Jar of Headless Toads Found in Bronze Age Tomb
Found in Jerusalem, the little hoppers could have been an afterlife snack or a symbol of rejuvenation
Many cultures leave a little snack for their dearly departed to enjoy in the afterlife. The Egyptians left fruit and grain and even meat with the dead. In Mexico, during Día de Muertos, family members offer the deceased sweets, tamales, bread, tequila and their favorite foods. A new discovery in southwest Jerusalem shows that Bronze Age Canaanites, who occupied the area 4,000 years ago, had a similar practice, but their offering was much less appetizing. Amanda Borschel-Dan at The Times of Israel reports the recently discovered burial included an afterlife snack-pack of headless toads.
According to a press release from the Israel Antiquities Authority, the toads were discovered in 2014 during a dig in an area of the Manahat neighborhood near the Jerusalem Biblical Zoo slated for development. At the time of discovery, researchers were not able to identify the small bones found in a jar, but after analysis, they discovered they were the remains of nine headless toads.
“[F]inding toads is pretty unusual,” co-director of the Israel Antiquities Authority archaeologist Shua Kisilevitz tells Borschel-Dan. “To the best of my knowledge, the only other place in Israel with a toad find was in Wadi Ara, and dates to the Late Bronze Age.”
Kisilevitz tells Megan Gannon at LiveScience that they are not certain if the toads were buried as a posthumous snack. The Egyptians considered toads a symbol of regeneration, and that may have influenced the choice of offering. But the decapitation may be an indication the toads were prepared as food, similar to the way indigenous people in South America remove the head and toes of frogs to more easily remove their toxic skin, reports Borschel-Dan.
The load of toads was found in one of 67 funerary shafts discovered in a Bronze-age cemetery between the zoo and a shopping mall, according to the press release. The amphibians weren’t the only interesting finds. Researchers also found that vessels left in the tomb had traces of pollen from date palms and myrtle bushes. Neither of those plants is native to the Jerusalem area, so it’s likely those plants were purposely cultivated in area. The date palm, says Dafna Langgut of Tel Aviv University, symbolized fertility and rejuvenation and may have been planted in the burial area to create a funerary grove.

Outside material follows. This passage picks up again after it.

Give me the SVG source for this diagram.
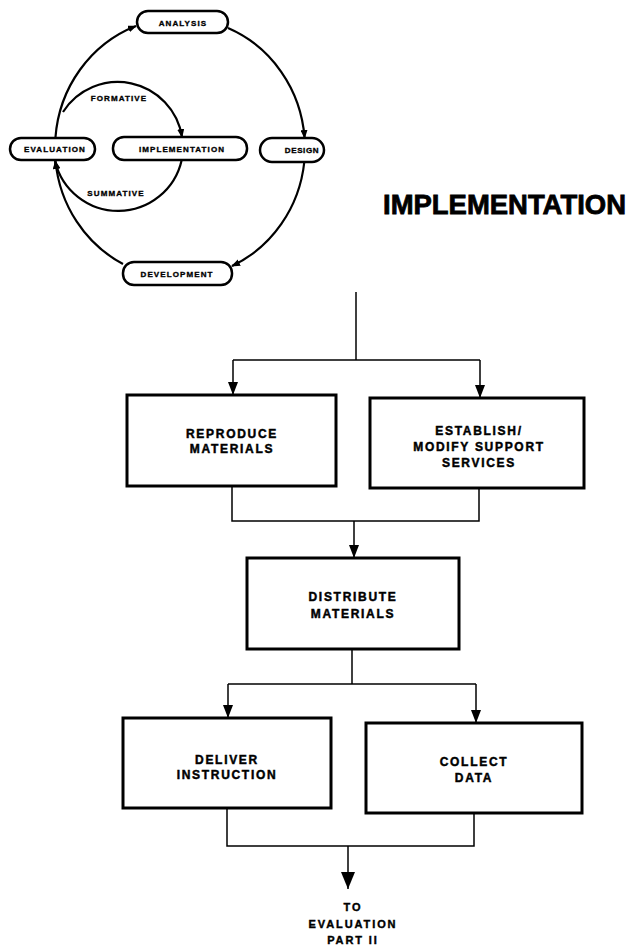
<svg xmlns="http://www.w3.org/2000/svg" width="634" height="949" viewBox="0 0 634 949">
  <style>
    .pill { fill: #fff; stroke: #000; stroke-width: 2.5; }
    .box { fill: #fff; stroke: #000; stroke-width: 3; }
    .arc { fill: none; stroke: #000; stroke-width: 2.2; }
    .wire { fill: none; stroke: #000; stroke-width: 1.5; }
    .lbl { font-family: "Liberation Sans", Arial, sans-serif; font-weight: bold; fill: #000; stroke: #000; text-anchor: middle; }
    .sm { font-size: 8px; letter-spacing: 1.1px; stroke-width: 0.35px; }
    .md { font-size: 12px; letter-spacing: 1.7px; stroke-width: 0.45px; }
    .ft { font-size: 11px; letter-spacing: 1.9px; stroke-width: 0.4px; }
    .title { font-size: 28px; text-anchor: start; stroke-width: 0.8px; }
  </style>
  <defs>
    <marker id="tipSmall" markerUnits="userSpaceOnUse" markerWidth="9" markerHeight="7" viewBox="0 0 9 7" refX="8" refY="3.5" orient="auto">
      <path d="M0,0 L9,3.5 L0,7 z" fill="#000"/>
    </marker>
    <marker id="tipFlow" markerUnits="userSpaceOnUse" markerWidth="13" markerHeight="10" viewBox="0 0 13 10" refX="13" refY="5" orient="auto">
      <path d="M0,0 L13,5 L0,10 z" fill="#000"/>
    </marker>
    <marker id="tipBig" markerUnits="userSpaceOnUse" markerWidth="17" markerHeight="14" viewBox="0 0 17 14" refX="17" refY="7" orient="auto">
      <path d="M0,0 L17,7 L0,14 z" fill="#000"/>
    </marker>
  </defs>

  <!-- cycle connectors -->
  <g id="cycle-connectors">
    <path class="arc" d="M55.4,138 A125,130 0 0,1 136,26" marker-end="url(#tipSmall)"/>
    <path class="arc" d="M228,28 A125,130 0 0,1 304.6,138" marker-end="url(#tipSmall)"/>
    <path class="arc" d="M304.3,162 A125,130 0 0,1 232,266" marker-end="url(#tipSmall)"/>
    <path class="arc" d="M123,264 A125,130 0 0,1 55.5,161" marker-end="url(#tipSmall)"/>
    <path class="arc" d="M63,112 A65,65 0 0,1 182,137" marker-end="url(#tipSmall)"/>
    <path class="arc" d="M181.7,160 A65,65 0 0,1 55,161" marker-end="url(#tipSmall)"/>
  </g>

  <!-- cycle phases -->
  <g id="analysis">
    <rect class="pill" x="137" y="11" width="91" height="22" rx="11"/>
    <text class="lbl sm" x="183" y="26">ANALYSIS</text>
  </g>
  <g id="evaluation">
    <rect class="pill" x="10" y="138" width="85" height="22" rx="11"/>
    <text class="lbl sm" x="55" y="152">EVALUATION</text>
  </g>
  <g id="implementation">
    <rect class="pill" x="113" y="137" width="134" height="23" rx="11"/>
    <text class="lbl sm" x="182" y="152">IMPLEMENTATION</text>
  </g>
  <g id="design">
    <rect class="pill" x="260" y="138" width="64" height="24" rx="12"/>
    <text class="lbl sm" x="302" y="153" style="letter-spacing:0.6px">DESIGN</text>
  </g>
  <g id="development">
    <rect class="pill" x="123" y="262" width="109" height="23" rx="11"/>
    <text class="lbl sm" x="177" y="277">DEVELOPMENT</text>
  </g>
  <g id="cycle-labels">
    <text class="lbl sm" x="119" y="101">FORMATIVE</text>
    <text class="lbl sm" x="116" y="196">SUMMATIVE</text>
  </g>

  <!-- title -->
  <text class="lbl title" x="383" y="214" textLength="243" lengthAdjust="spacingAndGlyphs">IMPLEMENTATION</text>

  <!-- flow connectors -->
  <g id="flow-connectors">
    <path class="wire" d="M356,292 V360"/>
    <path class="wire" d="M233,360 H480"/>
    <path class="wire" d="M233,360 V395" marker-end="url(#tipFlow)"/>
    <path class="wire" d="M480,360 V398" marker-end="url(#tipFlow)"/>
    <path class="wire" d="M232,486 V521 H479 V488"/>
    <path class="wire" d="M354,521 V558" marker-end="url(#tipFlow)"/>
    <path class="wire" d="M352,649 V684"/>
    <path class="wire" d="M228,684 H476"/>
    <path class="wire" d="M228,684 V718" marker-end="url(#tipFlow)"/>
    <path class="wire" d="M476,684 V723" marker-end="url(#tipFlow)"/>
    <path class="wire" d="M227,808 V846 H474 V813"/>
    <path class="wire" d="M348,846 V889" marker-end="url(#tipBig)"/>
  </g>

  <!-- flow steps -->
  <g id="reproduce-materials">
    <rect class="box" x="127" y="395" width="209" height="91"/>
    <text class="lbl md" x="232" y="438">REPRODUCE</text>
    <text class="lbl md" x="232" y="453">MATERIALS</text>
  </g>
  <g id="establish-support">
    <rect class="box" x="370" y="398" width="214" height="90"/>
    <text class="lbl md" x="479" y="435">ESTABLISH/</text>
    <text class="lbl md" x="479" y="451">MODIFY SUPPORT</text>
    <text class="lbl md" x="479" y="467">SERVICES</text>
  </g>
  <g id="distribute-materials">
    <rect class="box" x="247" y="558" width="212" height="91"/>
    <text class="lbl md" x="353" y="601">DISTRIBUTE</text>
    <text class="lbl md" x="353" y="618">MATERIALS</text>
  </g>
  <g id="deliver-instruction">
    <rect class="box" x="123" y="718" width="208" height="90"/>
    <text class="lbl md" x="227" y="764">DELIVER</text>
    <text class="lbl md" x="227" y="779">INSTRUCTION</text>
  </g>
  <g id="collect-data">
    <rect class="box" x="366" y="723" width="216" height="90"/>
    <text class="lbl md" x="474" y="766">COLLECT</text>
    <text class="lbl md" x="474" y="782">DATA</text>
  </g>
  <g id="to-evaluation">
    <text class="lbl ft" x="353" y="911">TO</text>
    <text class="lbl ft" x="353" y="928">EVALUATION</text>
    <text class="lbl ft" x="353" y="944">PART II</text>
  </g>
</svg>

While the toads may be unusual, the practice of leaving food for the deceased is not. Borschel-Dan reports that goats, sheep, oxen, antelope and even horses have been found in Bronze Age Canaanites tombs before. While in the Bible, the Canaanites are best known as a tribe that was ordered destroyed by God, in recent years archaeologists have begun learning more about the culture, even finding earlier this year that the Canaanite's living descendants can be found living in Lebanon.